Lord Leggatt makes clear that his analysis relates to the position under the Data Protection Act 1998 and not the UK GDPR which, together with the Data Protection 2018, has superseded the 1998 Act.
Article 82(1) of the GDPR provides that a person who has suffered "material or non-material damage as a result of an infringement of this Regulation" should have the right to receive compensation for the damage suffered. In addition, Recital 85 states that "a personal data breach may, if not addressed in an appropriate and timely manner, result in physical, material or non-material damage to natural persons such as loss of control over their personal data or limitation of their rights, discrimination, identity theft or fraud, financial loss, unauthorised reversal of pseudonymisation, damage to reputation, loss of confidentiality of personal data protected by professional secrecy or any other significant economic or social disadvantage to the natural person concerned".

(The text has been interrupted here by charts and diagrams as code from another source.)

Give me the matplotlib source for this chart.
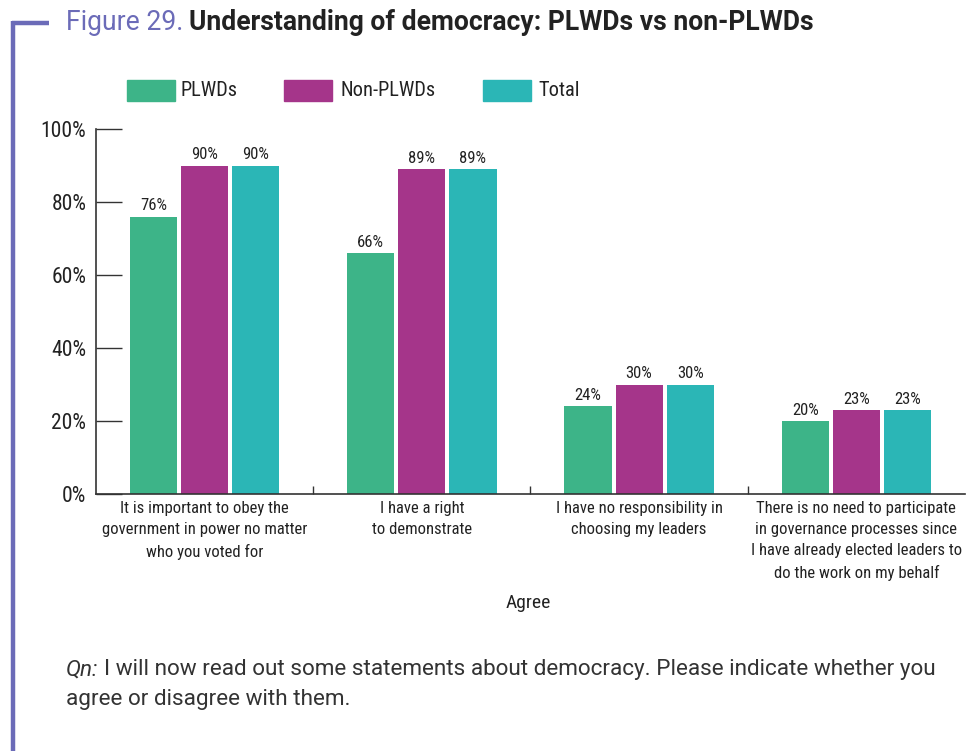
import matplotlib
matplotlib.use("Agg")
import matplotlib.pyplot as plt
from matplotlib import font_manager as fm
from matplotlib.patches import Rectangle
from matplotlib.lines import Line2D
import numpy as np

categories = [
    "It is important to obey the\ngovernment in power no matter\nwho you voted for",
    "I have a right\nto demonstrate",
    "I have no responsibility in\nchoosing my leaders",
    "There is no need to participate\nin governance processes since\nI have already elected leaders to\ndo the work on my behalf",
]
series_names = ["PLWDs", "Non-PLWDs", "Total"]
plwds = [76, 66, 24, 20]
non_plwds = [90, 89, 30, 23]
total = [90, 89, 30, 23]
yticks = [0, 20, 40, 60, 80, 100]
colors = ["#3DB488", "#A5358A", "#2BB6B6"]

avail = {f.name for f in fm.fontManager.ttflist}
cond = None
for name in ["Roboto Condensed", "Liberation Sans Narrow", "Roboto"]:
    if name in avail:
        cond = name
        break
main = "Roboto" if "Roboto" in avail else "DejaVu Sans"

W, H = 978, 751
fig = plt.figure(figsize=(W / 100, H / 100), dpi=100)

def px(x, y):
    return x / W, 1 - y / H

x0, x1, y0, y1 = 96, 965, 494, 129
ax = fig.add_axes([x0 / W, (H - y0) / H, (x1 - x0) / W, (y0 - y1) / H])

n = len(categories)
xs = np.arange(n)
bw = 0.217
gap = 0.018
data = [plwds, non_plwds, total]
for i, (vals, c, nm) in enumerate(zip(data, colors, series_names)):
    off = (i - 1) * (bw + gap)
    ax.bar(xs + off, vals, width=bw, color=c, label=nm)
    for xb, v in zip(xs + off, vals):
        ax.text(xb, v + 0.9, f"{v}%", ha="center", va="bottom", fontsize=12,
                family=cond, color="#222222")

ax.set_xlim(-0.5, n - 0.5)
ax.set_ylim(0, 100)
ax.set_yticks(yticks)
ax.set_yticklabels([f"{t}%" for t in yticks], family=cond, fontsize=15.5, color="#222222")
ax.tick_params(axis="y", direction="in", length=19, width=1, color="#333333", pad=7)
ax.set_xticks(np.arange(0.5, n - 0.5, 1.0))
ax.set_xticklabels([])
ax.tick_params(axis="x", direction="in", length=6, width=1, color="#333333")
for s in ["top", "right"]:
    ax.spines[s].set_visible(False)
for s in ["left", "bottom"]:
    ax.spines[s].set_color("#333333")
    ax.spines[s].set_linewidth(1.2)

for xi, cat in zip(xs, categories):
    ax.text(xi, -1.8, cat, ha="center", va="top", fontsize=12, family=cond,
            color="#222222", linespacing=1.52, transform=ax.transData)

fig.text(*px(528, 603), "Agree", ha="center", va="center", fontsize=14,
         family=cond, color="#222222")

# legend
leg_items = [(127, 181, "PLWDs"), (284, 341, "Non-PLWDs"), (483, 538, "Total")]
for (lx, tx, lab), c in zip(leg_items, colors):
    fig.patches.append(Rectangle(px(lx, 101), 48 / W, 21 / H, transform=fig.transFigure,
                                 color=c))
    fig.text(*px(tx, 91), lab, ha="left", va="center", fontsize=14.7, family=cond,
             color="#222222")

# decorative frame
purple = "#6B6BB8"
fig.lines.append(Line2D([13.5 / W, 13.5 / W], [1 - 21 / H, 0], transform=fig.transFigure,
                        color=purple, lw=3.2, solid_capstyle="butt"))
fig.lines.append(Line2D([12 / W, 49 / W], [1 - 22.5 / H, 1 - 22.5 / H], transform=fig.transFigure,
                        color=purple, lw=3.2, solid_capstyle="butt"))

# title
t1 = fig.text(*px(66, 22), "Figure 29.", ha="left", va="center", fontsize=19.1,
              family=main, color="#6B6BB8")
fig.canvas.draw()
r = fig.canvas.get_renderer()
bb = t1.get_window_extent(r)
fig.text(bb.x1 / W + 6 / W, 1 - 22 / H, "Understanding of democracy: PLWDs vs non-PLWDs",
         ha="left", va="center", fontsize=19.1, family=main, weight="bold", color="#222222")

# footnote
q = fig.text(*px(66, 670), "Qn:", ha="left", va="center", fontsize=16.2, family=main,
             style="italic", color="#333333")
fig.canvas.draw()
bb = q.get_window_extent(r)
fig.text(bb.x1 / W + 6 / W, 1 - 670 / H,
         "I will now read out some statements about democracy. Please indicate whether you",
         ha="left", va="center", fontsize=16.2, family=main, color="#333333")
fig.text(*px(66, 699), "agree or disagree with them.", ha="left", va="center", fontsize=16.2,
         family=main, color="#333333")

fig.savefig("out.png", dpi=100)
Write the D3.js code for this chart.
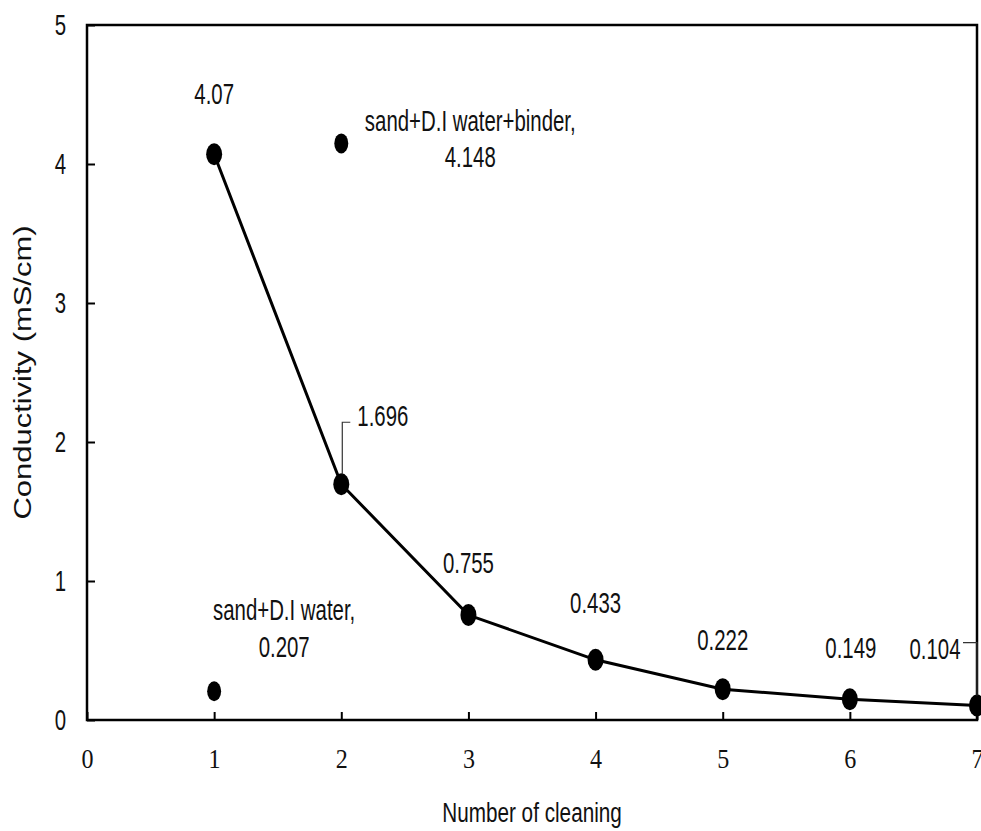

Two points arise from this wording. First, the language of the GDPR is similar to that of the 1998 Act in that it distinguishes between the act giving rise to the damage and the damage itself. The GDPR refers to the “infringement” rather than the “contravention”, but nothing turns on this. Secondly, although Recital 85 refers to loss of control, it does not contemplate that all infringements will give rise to a loss of control. The differences between the two regimes do not therefore appear to offer significant scope for distinguishing any new claims brought under the GDPR from the precedent now set by Lloyd v Google.
In any event, Lord Leggatt found that even if damages were available for loss of control, it would still be necessary to establish the extent of the unlawful processing in the case of each individual data subject, and this would render a representative action unviable. It is not clear, therefore, that a different approach to damages under UK GDPR would have any practical effect.
Similar difficulties are likely to arise if a representative claimant seeks to pursue their claim in misuse of private information, where the Gulati judgment established that a claim for loss of control damages is available. First, as Lord Leggatt points out, establishing a claim in misuse of private information may be more difficult given the requirements of the tort: the information in question must be private and the misuse must arise from a deliberate act, not merely a want of care. Further, these requirements and the extent of the breach would need to be established for each and every class member.
Following on from the High Court decision in Warren v Dixons earlier this year, the Supreme Court’s decision in Lloyd confirms that there are distinct differences between data protection and misuse of private information as causes of action, and identifies further challenges for claimants seeking to rely on misuse of private information in a data processing context.
The Supreme Court’s decision brings the position firmly into line with the outcome of the UK government consultation conducted last winter on the possibility of introducing a bespoke procedure for opt-out class actions in the data protection space.
In its report on that consultation, the Department of Culture, Media and Sport said in February 2021 that the case for introducing an opt-out procedure into law was not strong enough: “There is insufficient evidence of systemic failings in the current regime to warrant new opt-out proceedings in the courts for infringements of data protection legislation, or to conclude that any consequent benefits for data subjects would outweigh the potential impacts on businesses and other organisations, the ICO and the judicial system."
Finally, Lord Leggatt’s comments on the availability of damages for loss of control may also lead to a more general dampening of the claims market in this space, with a greater emphasis on the requirement for data subjects to show material damage or distress on an individualised basis.
David Barker led the Pinsent Masons team which acted for Google in this case.